After another day in pre-op, it was finally my turn to put on foot, hair, and mouth covers and go back to the area where the doctors were actually operating. The first surgery I sat in on was of a little girl with two fingers that had grown together who was having them surgically separated. I piece of skin was removed from her belly and sewn to the sides of the fingers that had grown fused together.

During the procedure, Dominican staff and Americans exchanged conversation through me about the technical minutia surrounding things like LMA’s versus breathing tubes, oxygen saturation in the blood, and so on. I was glad that medicine names are usually easily understood in both languages and that most anatomical words share the same Latin or Greek root in both English and Spanish.

I continued to translate throughout the morning until finally Matt, a surgeon in his sixth year of residency in Chicago told me he was going to let me assist in an actual surgery! Encouraged by the fortitude I had shown thus far, I decided to face a long-standing fear I have of blood and gore and join him in the operating room. After thoroughly sterilizing my hands and forearms and donning latex gloves and a paper gown, I took my place facing Matt, standing over an anesthetized man in his 20s or 30s with a cleft palate.

Dana, Matt, me

Friday, March 1, 2013

MACLA Medical Mission Part 3

On the first day of surgeries, I was assigned to pre-op. This was a room with six beds where people came to be seen by Katrina, the resident physician, as well as Del, the anesthesiologist, and whichever surgeon was expected to do their operation. Katrina speaks decent Spanish and really only needed sporadic help with the occasional difficult question. I mostly helped translate questions from Del such as, “Have you been ill this week or last week?”, and, “Do you have allergies to any medicines?”

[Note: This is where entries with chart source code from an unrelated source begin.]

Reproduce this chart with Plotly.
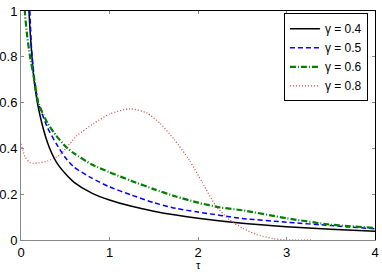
import plotly.graph_objects as go

# gamma = 0.4
tau_04 = [0.05, 0.09, 0.12, 0.15, 0.2, 0.3, 0.4, 0.5, 0.6, 0.8, 1.0, 1.25, 1.5, 1.75, 2.0, 2.5, 3.0, 3.5, 4.0]
val_04 = [1.45, 1.0, 0.82, 0.69, 0.57, 0.425, 0.34, 0.29, 0.252, 0.205, 0.175, 0.147, 0.126, 0.109, 0.095, 0.073, 0.058, 0.047, 0.038]

# gamma = 0.5
tau_05 = [0.07, 0.1, 0.12, 0.15, 0.195, 0.3, 0.4, 0.5, 0.6, 0.8, 1.0, 1.25, 1.5, 1.75, 2.0, 2.5, 3.0, 3.5, 4.0]
val_05 = [1.35, 1.0, 0.83, 0.71, 0.60, 0.49, 0.42, 0.36, 0.318, 0.27, 0.232, 0.196, 0.163, 0.138, 0.122, 0.094, 0.078, 0.063, 0.049]

# gamma = 0.6
tau_06 = [0.03, 0.045, 0.07, 0.1, 0.15, 0.195, 0.3, 0.4, 0.5, 0.6, 0.8, 1.0, 1.25, 1.5, 1.75, 2.0, 2.25, 2.5, 3.0, 3.5, 4.0]
val_06 = [1.15, 0.99, 0.89, 0.806, 0.70, 0.60, 0.51, 0.455, 0.41, 0.378, 0.33, 0.296, 0.258, 0.222, 0.19, 0.163, 0.142, 0.13, 0.095, 0.067, 0.053]

# gamma = 0.8
tau_08 = [0.0, 0.05, 0.1, 0.14, 0.2, 0.3, 0.435, 0.63, 0.82, 1.0, 1.23, 1.42, 1.57, 1.73, 1.9, 2.05, 2.2, 2.35, 2.5, 2.66, 2.85, 3.0, 3.3]
val_08 = [0.42, 0.36, 0.338, 0.335, 0.337, 0.345, 0.37, 0.455, 0.508, 0.55, 0.573, 0.555, 0.51, 0.44, 0.35, 0.25, 0.15, 0.09, 0.052, 0.024, 0.006, 0.0, 0.0]

x_ticks = [0, 1, 2, 3, 4]
y_ticks = [0, 0.2, 0.4, 0.6, 0.8, 1]
y_tick_text = ["0", "0.2", "0.4", "0.6", "0.8", "1"]
x_title = "τ"

FONT = "Liberation Sans, Arial, sans-serif"

fig = go.Figure()
fig.add_trace(go.Scatter(x=tau_04, y=val_04, mode="lines", name="γ = 0.4",
                         line=dict(color="black", width=1.5, dash="solid", shape="spline", smoothing=0.6)))
fig.add_trace(go.Scatter(x=tau_05, y=val_05, mode="lines", name="γ = 0.5",
                         line=dict(color="#0000ff", width=1.5, dash="5px,3px", shape="spline", smoothing=0.6)))
fig.add_trace(go.Scatter(x=tau_06, y=val_06, mode="lines", name="γ = 0.6",
                         line=dict(color="#007f00", width=2.2, dash="6px,2px,1px,2px", shape="spline", smoothing=0.6)))
fig.add_trace(go.Scatter(x=tau_08, y=val_08, mode="lines", name="γ = 0.8",
                         line=dict(color="#d94040", width=1.2, dash="1px,2px", shape="spline", smoothing=0.6)))
# dummy trace for the top/right box axes
fig.add_trace(go.Scatter(x=[None], y=[None], xaxis="x2", yaxis="y2", showlegend=False, hoverinfo="skip"))

fig.update_layout(
    width=382, height=272,
    margin=dict(l=21, r=7, t=11, b=32),
    paper_bgcolor="white", plot_bgcolor="white",
    font=dict(family=FONT, size=13, color="black"),
    showlegend=True,
    legend=dict(x=0.98, y=0.99, xanchor="right", yanchor="top",
                bgcolor="white", bordercolor="black", borderwidth=1,
                font=dict(family=FONT, size=12), tracegroupgap=0, itemwidth=30),
    xaxis=dict(range=[0, 4], tickvals=x_ticks, ticks="inside", ticklen=3, tickcolor="#888",
               showline=True, linecolor="#888", linewidth=1, showgrid=False, zeroline=False,
               automargin=False),
    yaxis=dict(range=[0, 1], tickvals=y_ticks, ticktext=y_tick_text, ticks="inside", ticklen=3,
               tickcolor="#888", showline=True, linecolor="#888", linewidth=1, showgrid=False,
               zeroline=False, automargin=False),
    xaxis2=dict(range=[0, 4], overlaying="x", side="top", anchor="y", tickvals=x_ticks,
                ticks="inside", ticklen=3, tickcolor="#888", showticklabels=False, showline=True,
                linecolor="black", linewidth=1, showgrid=False, zeroline=False, automargin=False),
    yaxis2=dict(range=[0, 1], overlaying="y", side="right", anchor="x", tickvals=y_ticks,
                ticks="inside", ticklen=3, tickcolor="#888", showticklabels=False, showline=True,
                linecolor="black", linewidth=1, showgrid=False, zeroline=False, automargin=False),
    annotations=[dict(text=x_title, xref="paper", yref="paper", x=0.5, y=-0.14,
                      xanchor="center", yanchor="bottom", showarrow=False, borderpad=0,
                      font=dict(family=FONT, size=11))],
)

fig.write_html("out.html", config={"displayModeBar": False},
               post_script="document.body.style.margin='0';document.body.style.overflow='hidden';")
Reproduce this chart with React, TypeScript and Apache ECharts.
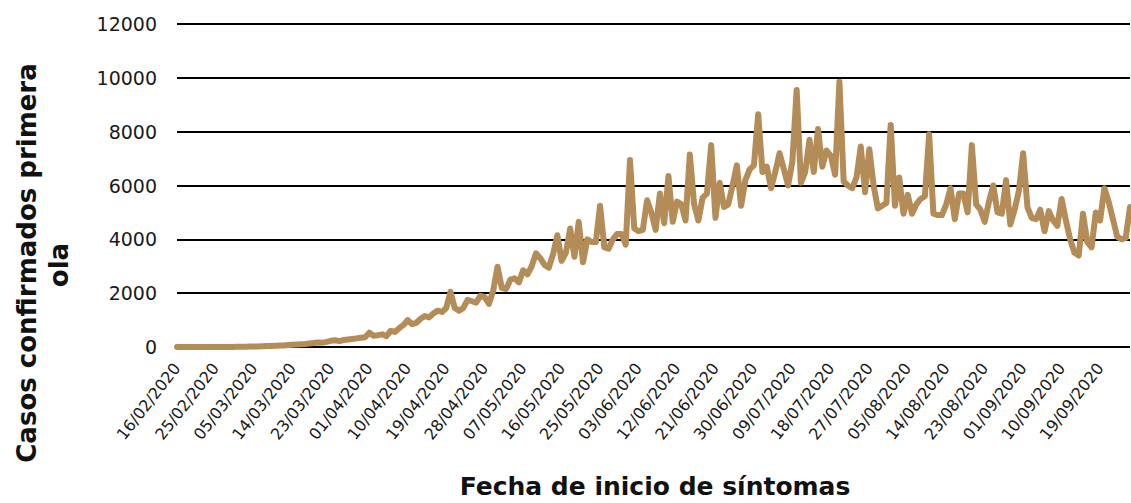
import React, { useEffect, useRef } from "react";
import * as echarts from "echarts";

const startDate = { year: 2020, month: 2, day: 16 };
const yTicks = [0, 2000, 4000, 6000, 8000, 10000, 12000];
const xTitle = "Fecha de inicio de síntomas";
const yTitleLine1 = "Casos confirmados primera";
const yTitleLine2 = "ola";

const cases = [
  0, 0, 0, 0, 0, 0, 0, 0, 1, 0, 1, 2, 3, 4,
  5, 8, 10, 14, 18, 22, 30, 35, 40, 48, 55, 60, 70, 80,
  90, 100, 110, 130, 150, 170, 160, 190, 230, 250, 220, 260, 280, 300,
  320, 340, 360, 530, 420, 440, 470, 400, 600, 560, 700, 820, 1000, 850,
  900, 1050, 1150, 1100, 1250, 1350, 1300, 1450, 2050, 1450, 1350, 1450, 1750, 1700,
  1650, 1900, 1850, 1600, 2100, 2980, 2200, 2150, 2500, 2550, 2400, 2850, 2700, 3000,
  3480, 3300, 3050, 2950, 3450, 4150, 3200, 3500, 4400, 3350, 4650, 3150, 4000, 3900,
  3900, 5250, 3700, 3650, 4000, 4200, 4200, 3800, 6950, 4400, 4300, 4350, 5450, 5000,
  4350, 5700, 4600, 6350, 4650, 5400, 5300, 4700, 7150, 5300, 4700, 5550, 5700, 7500,
  4800, 6100, 5200, 5300, 6000, 6750, 5250, 6200, 6600, 6750, 8650, 6500, 6700, 5900,
  6500, 7200, 6600, 6000, 6900, 9550, 6100, 6500, 7700, 6500, 8100, 6700, 7300, 7100,
  6400, 9850, 6150, 6000, 5900, 6300, 7450, 5750, 7350, 6000, 5150, 5250, 5350, 8250,
  5250, 6300, 4950, 5650, 4950, 5300, 5500, 5600, 7900, 4950, 4900, 4900, 5300, 5900,
  4750, 5700, 5700, 5000, 7500, 5300, 5100, 4650, 5400, 6000, 5000, 4950, 6200, 4550,
  5100, 5800, 7200, 5200, 4800, 4750, 5100, 4300, 5050, 4700, 4500, 5500, 4700, 4000,
  3500, 3400, 4950, 3900, 3700, 5000, 4700, 5900, 5400, 4750, 4100, 4000, 4050, 5200,
];

function buildDates(count: number): string[] {
  const out: string[] = [];
  const d = new Date(Date.UTC(startDate.year, startDate.month - 1, startDate.day));
  for (let i = 0; i < count; i++) {
    const dd = String(d.getUTCDate()).padStart(2, "0");
    const mm = String(d.getUTCMonth() + 1).padStart(2, "0");
    out.push(`${dd}/${mm}/${d.getUTCFullYear()}`);
    d.setUTCDate(d.getUTCDate() + 1);
  }
  return out;
}

const dates = buildDates(cases.length);
const FONT = "'DejaVu Sans', sans-serif";

export default function App() {
  const ref = useRef<HTMLDivElement>(null);
  useEffect(() => {
    if (!ref.current) return;
    const chart = echarts.init(ref.current, undefined, { renderer: "svg" });
    chart.setOption({
      animation: false,
      backgroundColor: "#ffffff",
      grid: { left: 177, right: 1, top: 24, bottom: 156, containLabel: false },
      xAxis: {
        type: "category",
        data: dates,
        boundaryGap: false,
        axisLine: { show: false },
        axisTick: { show: false },
        splitLine: { show: false },
        axisLabel: {
          interval: 8,
          rotate: 52,
          fontSize: 16,
          fontFamily: FONT,
          color: "#1a1a1a",
          margin: 18,
        },
      },
      yAxis: {
        type: "value",
        min: yTicks[0],
        max: yTicks[yTicks.length - 1],
        interval: 2000,
        axisLine: { show: false },
        axisTick: { show: false },
        axisLabel: {
          fontSize: 19,
          fontFamily: FONT,
          color: "#1a1a1a",
          margin: 20,
          formatter: (v: number) => String(v),
        },
        splitLine: { show: true, lineStyle: { color: "#000000", width: 2 } },
      },
      series: [
        {
          type: "line",
          data: cases,
          symbol: "none",
          smooth: false,
          lineStyle: { color: "#B48C58", width: 6, join: "round", cap: "round" },
          itemStyle: { color: "#B48C58" },
          z: 3,
        },
      ],
      graphic: [
        {
          type: "text",
          x: 27,
          y: 263,
          rotation: Math.PI / 2,
          style: {
            text: yTitleLine1,
            font: `bold 26px ${FONT}`,
            fill: "#111111",
            align: "center",
            verticalAlign: "middle",
          },
        },
        {
          type: "text",
          x: 59,
          y: 265,
          rotation: Math.PI / 2,
          style: {
            text: yTitleLine2,
            font: `bold 26px ${FONT}`,
            fill: "#111111",
            align: "center",
            verticalAlign: "middle",
          },
        },
        {
          type: "text",
          x: 655,
          y: 486,
          style: {
            text: xTitle,
            font: `bold 25px ${FONT}`,
            fill: "#111111",
            align: "center",
            verticalAlign: "middle",
          },
        },
      ],
    });
    return () => chart.dispose();
  }, []);
  return (
    <div
      ref={ref}
      style={{ position: "fixed", left: 0, top: 0, width: 1131, height: 503, background: "#fff" }}
    />
  );
}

Jose, Dana, and Alyson in pro-op
The whole time, another volunteer, usually Norma Ochoa or Alyson Davidson, maintained an elaborate chart that contained the status of every surgery planned for the day and corresponded via walkie-talkie with Del’s wife, Patricia in the Operating Room (OR). Whenever a patient went to surgery, we brought in another one from the waiting area in the hall. Periodically I was sent to the storehouse on the roof for supplies or on some other errand. With all that was going on, the day went by remarkably quickly.

The next day I was assigned to post-op and recovery. This was a little more of a dramatic position since some of the patients, especially the younger ones, weren’t happy campers coming out of surgery. My understanding is that it can be a little off-putting to come out of general anesthesia, even if you’re not too young understand why you’ve got some body part all wrapped up in gauze. Luckily, almost everyone we helped was numbed in the part of their body where they were operated on, so the pain was at a minimum. For the most part I just helped the physical therapist communicate with patients who were getting splints and braces for the limbs and digits the surgeons had worked on.

Peace Corps volunteers and MACLA volunteers in the lobby of the hotel

I was paired to Jose that day. He stayed back in the recovery room most of the time, since he hopes to go into medicine and this was more relevant to his interests. I got to spend some time in recovery too. It’s where patients go once they begin breathing for themselves but haven’t fully come out of anesthesia. Some people in this stages jerk around and have spasms as part of the process. I was glad that Jose wanted to be the one to hold down this room.